Upon reaching Whipped Lake, with the sun quickly approaching the horizon, we made one more decision for the sake of an even deeper experience of the Frost. We had heard stories of folks blowing past the 100-rod portage and finishing the river via Time Lake instead. We can now say from experience that it really is a magical little stretch of water. The rapids through Time required exiting the canoes and boulder hopping our way to the next stretch of open water. The concept of boulder hopping seems simple enough: just step from one rock to the next. In actuality, the evening’s wilderness gymnast routine played out with great amusement at the expense of those performers who possessed not the balance nor the energy after a long travel day to execute the routine unscathed. The first adventurer through attempted to leap from geologic balance beam to balance beam, careful of the pitched angles and water-greased surface. One wrong step and, like some re-run of ninja-warrior, he’s in the drink below with a gravity-propelled canoe on top of him besides. Soon enough though, Mora lake comes into view in the near darkness. It takes some teamwork to navigate the canoe through the final stretch of brush and over the fallen trees. We then take the last portage into Little Sag and begin the search for a campsite. The maps and map readers have some minor miscommunicating before we pull into a site for the evening at about 10:30. It was a late ending to a long but successful day. We covered 18 hard-won miles and all slept well that evening.

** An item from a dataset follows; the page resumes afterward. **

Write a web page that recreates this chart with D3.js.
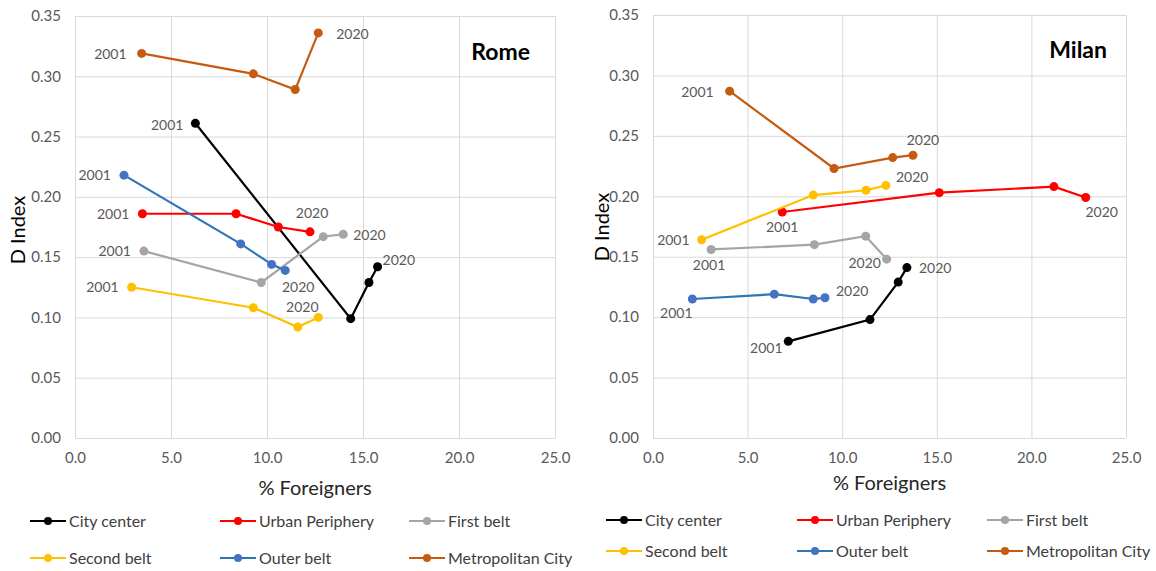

The next day was to be a more traditional Boundary Waters experience with paddling and portaging towards an eventual exit on Round Lake. Since all persons involved are easily distracted by the promise of more scenery on more lakes, and not intimidated by that promise coming at the expense of more portaging, we would not be taking the direct route. We headed from Little Sag through Rattle to Gabi, Gabi to Peter, up the as-of-yet uncleared and brushy portage to Virgin, and then West Fern, Powell, French, Fern, and into Gillis. There we encountered our first other canoes of the trip paddling hard south towards destinations unknown. We crossed Gillis and into Bat, Green, Flying, up the stairs to Gotter, and across the portage into Brant (where I would take my first spill of the year on one of the last portage descents.) We exited the BWCA by paddling into Edith and then it’s West Round and Round to the car. As seems to so often be the case for us, it is late in the day before we start heading down the trail, but we wouldn’t have it any other way. Any weekend which includes 36 different lakes and this many wilderness memories to cherish is worth every step to get there. And the journeys shared, both in the challenges and the victories, cannot be replaced or repeated. I think this sense of camaraderie in facing tough things and overcoming them is one of my favorite aspects of the BWCA experience. Now I may be reminded, every time the water is high enough to start the journey up the smallest creeks and marshes, of the time spent exploring the intricacies of the Frost in the spring of ‘21.